By Martin R. NolandWho was the first Protestant? If you guessed Martin Luther, you would be close, but not right. The word “Protestant” was first applied to the German rulers who opposed the imperial laws adopted at the second Diet of Speyer in 1529. Chief among the protesters was John “the Steadfast,” Elector of Saxony, who thereby gained a reputation as the first and foremost Protestant.
Although John the Steadfast is not well-known outside of Lutheran circles, he should be. Without his steadfast conviction that Luther’s teaching was true, and his steadfast actions in defense of the Reformation, there would no Protestant church today. Without John’s protection, Luther would have experienced the same fate as Jan Huss, who was burned at the stake at the Council of Constance. Without John’s wisdom in political affairs, the Lutherans in Germany would have been murdered like the 20,000 French Calvinists on Saint Bartholomew’s Day in 1572.
German Lutherans still remember the role that John the Steadfast played in defending their religion. The Wittenberg Castle Church has two prominent tombs today. These are not the graves of Luther and Melanchthon, who are buried in front of the pulpit, but the graves of John and Elector Frederick “the Wise” (his older brother). The electors are buried in front of the altar under huge bronze memorial slabs. They are flanked by alabaster statues, depicting them kneeling in prayer, and by magnificent bronze sculptures of the two electors in ceremonial garb and sword.
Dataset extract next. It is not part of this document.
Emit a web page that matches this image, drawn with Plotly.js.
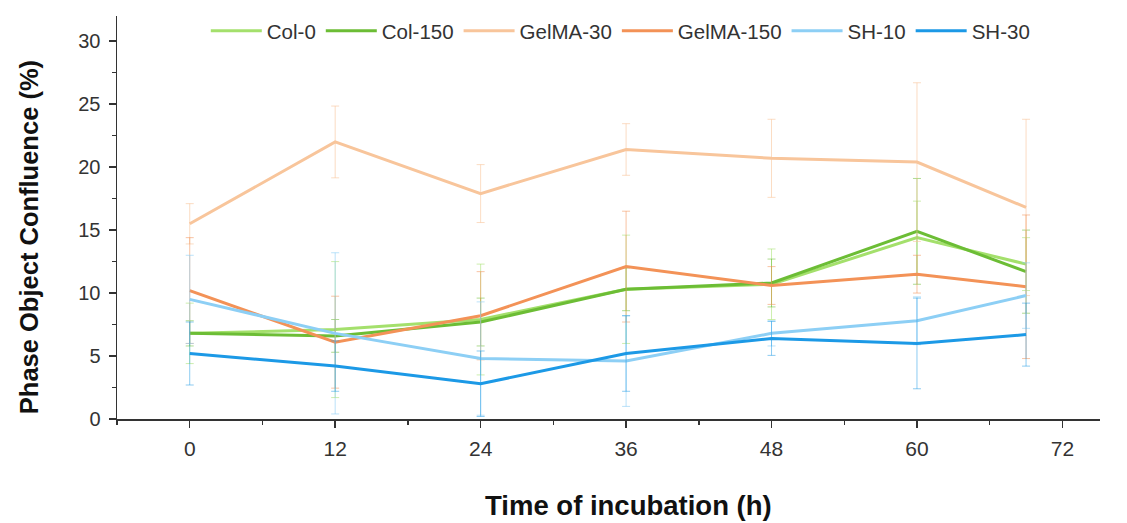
<!DOCTYPE html>
<html>
<head>
<meta charset="utf-8">
<script src="https://cdn.plot.ly/plotly-3.0.1.min.js"></script>
<style>html,body{margin:0;padding:0;background:#fff;}#chart{width:1127px;height:523px;}</style>
</head>
<body>
<div id="chart"></div>
<script>
const hours = [0, 12, 24, 36, 48, 60, 69];

const col0 = [6.8, 7.1, 7.9, 10.3, 10.7, 14.4, 12.3];
const col0Err = [2.4, 5.4, 4.4, 4.3, 2.8, 2.9, 2.1];

const col150 = [6.8, 6.6, 7.7, 10.3, 10.8, 14.9, 11.7];
const col150Err = [1.0, 1.3, 1.9, 1.7, 1.9, 4.2, 3.3];

const gelma30 = [15.5, 22.0, 17.9, 21.4, 20.7, 20.4, 16.8];
const gelma30Err = [1.6, 2.85, 2.3, 2.05, 3.1, 6.3, 7.0];

const gelma150 = [10.2, 6.1, 8.2, 12.1, 10.6, 11.5, 10.5];
const gelma150Err = [4.2, 3.65, 3.5, 4.4, 1.5, 1.5, 5.7];

const sh10 = [9.5, 6.8, 4.8, 4.6, 6.8, 7.8, 9.8];
const sh10Err = [3.5, 6.4, 4.5, 3.6, 1.0, 1.9, 2.6];

const sh30 = [5.2, 4.2, 2.8, 5.2, 6.4, 6.0, 6.7];
const sh30Err = [2.5, 2.0, 2.6, 3.0, 1.35, 3.6, 2.5];

const names = ['Col-0', 'Col-150', 'GelMA-30', 'GelMA-150', 'SH-10', 'SH-30'];
const tickVals = [0, 12, 24, 36, 48, 60, 72];
const xTitle = 'Time of incubation (h)';
const yTitle = 'Phase Object Confluence (%)';

const series = [
  {name: names[0], y: col0, e: col0Err, color: '#a4e06c', ecolor: 'rgba(164,224,108,0.55)'},
  {name: names[1], y: col150, e: col150Err, color: '#6cbd35', ecolor: 'rgba(108,189,53,0.55)'},
  {name: names[2], y: gelma30, e: gelma30Err, color: '#f8c59b', ecolor: 'rgba(248,197,155,0.6)'},
  {name: names[3], y: gelma150, e: gelma150Err, color: '#f39257', ecolor: 'rgba(243,146,87,0.55)'},
  {name: names[4], y: sh10, e: sh10Err, color: '#8dcff5', ecolor: 'rgba(141,207,245,0.6)'},
  {name: names[5], y: sh30, e: sh30Err, color: '#1c99e6', ecolor: 'rgba(28,153,230,0.5)'}
];

const traces = series.map(s => ({
  type: 'scatter',
  mode: 'lines',
  x: hours,
  y: s.y,
  name: s.name,
  line: {color: s.color, width: 3},
  error_y: {type: 'data', array: s.e, visible: true, thickness: 1, width: 4, color: s.ecolor}
}));

const layout = {
  width: 1127,
  height: 523,
  paper_bgcolor: '#ffffff',
  plot_bgcolor: '#ffffff',
  margin: {l: 117, r: 27, t: 15, b: 104},
  font: {family: 'Liberation Sans, Arial, sans-serif', color: '#333'},
  showlegend: true,
  legend: {
    orientation: 'h',
    x: 0.512, xanchor: 'center',
    y: 1.01, yanchor: 'top',
    font: {size: 20.5, color: '#333'},
    bgcolor: 'rgba(0,0,0,0)',
    itemwidth: 51
  },
  xaxis: {
    range: [-6, 75.1],
    tickvals: tickVals,
    ticktext: tickVals.map(String),
    ticks: 'outside',
    ticklen: 7,
    tickwidth: 1.5,
    tickcolor: '#333',
    showline: true,
    linecolor: '#333',
    linewidth: 1.5,
    showgrid: false,
    zeroline: false,
    minor: {dtick: 6, tick0: 0, ticks: 'outside', ticklen: 4, tickwidth: 1.5, tickcolor: '#333', showgrid: false},
    tickfont: {size: 21, color: '#333'},
    ticklabelstandoff: 3
  },
  yaxis: {
    range: [0, 32],
    tickvals: [0, 5, 10, 15, 20, 25, 30],
    ticks: 'outside',
    ticklen: 7,
    tickwidth: 1.5,
    tickcolor: '#333',
    showline: true,
    linecolor: '#333',
    linewidth: 1.5,
    showgrid: false,
    zeroline: false,
    minor: {dtick: 2.5, tick0: 0, ticks: 'outside', ticklen: 4, tickwidth: 1.5, tickcolor: '#333', showgrid: false},
    tickfont: {size: 20, color: '#333'},
    ticklabelstandoff: 4
  },
  annotations: [
    {text: '<b>' + xTitle + '</b>', xref: 'paper', yref: 'paper', x: 0.52, y: -0.215, xanchor: 'center', yanchor: 'middle',
     showarrow: false, font: {size: 27.5, color: '#111'}},
    {text: '<b>' + yTitle + '</b>', xref: 'paper', yref: 'paper', x: -0.09, y: 0.45, xanchor: 'center', yanchor: 'middle',
     textangle: -90, showarrow: false, font: {size: 25.5, color: '#111'}}
  ]
};

Plotly.newPlot('chart', traces, layout, {displayModeBar: false, staticPlot: true});
</script>
</body>
</html>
John the Steadfast was born in 1468 at Meissen, known today for its famous porcelain. He received a scholarly education, was trained in the arts of the knight, and gained prestige in battles against the Ottoman Turks. John became an enthusiastic reader of Martin Luther’s writings. When the papal bull was published against Luther in 1520, John was responsible for making sure it was not enacted in Electoral Saxony. Through correspondence, he convinced his brother Frederick at Worms to be more bold in his defense of Luther, resulting in Luther’s protection at the Wartburg. In October 1522, John heard Luther preach sermons at the court of Weimar on the powers and limits of secular authority (German: Von weltlicher Obrigkeit). These sermons became John’s personal political philosophy.
Upon the death of Frederick in May 1525, John the Steadfast became the Elector of Saxony. In those days, the Saxon Elector was second only to the emperor in power and influence in the Holy Roman Empire. Upon his accession, John announced to the clergy of Saxony that, in the future, the pure Word of God should be preached without human addition and that all useless ceremonies were to be abolished. In February 1526, John ratified a treaty with the Landgrave Philip of Hesse, which was soon joined by other Lutheran states. This was the beginning of political organization in defense of the Lutheran church.
John the Steadfast also defended the Lutheran church from economic disaster. The Saxon aristocracy had been appropriating church lands, which had previously been used as capital assets to pay the salaries of clergy, teachers, janitors, maintenance, and capital improvements. John put a stop to this appropriation, ensuring that the church was properly endowed for the present and future. John also assisted Luther and Melanchthon in the reform of the University of Wittenberg, which became the pattern for Lutheran universities until the present day!
The imperial laws adopted at the Second Diet of Speyer in 1529, if enacted, would have resulted in the eradication of the Lutheran religion in the Holy Roman Empire. Along with his allies, John the Steadfast protested these laws. Emperor Charles the Fifth then challenged the Protestants to defend their new religion and its practices, which they did at the Diet of Augsburg in 1530. Their defense is known as the Augsburg Confession, with its first signature being that of Elector John the Steadfast.
From this history, we learn that the first “confessors” and defenders of the Lutheran church were laymen. Their spiritual heirs should remember that the Lutheran church cannot survive without laymen who also confess and defend this faith. John the Steadfast met his Savior on August 10, 1532.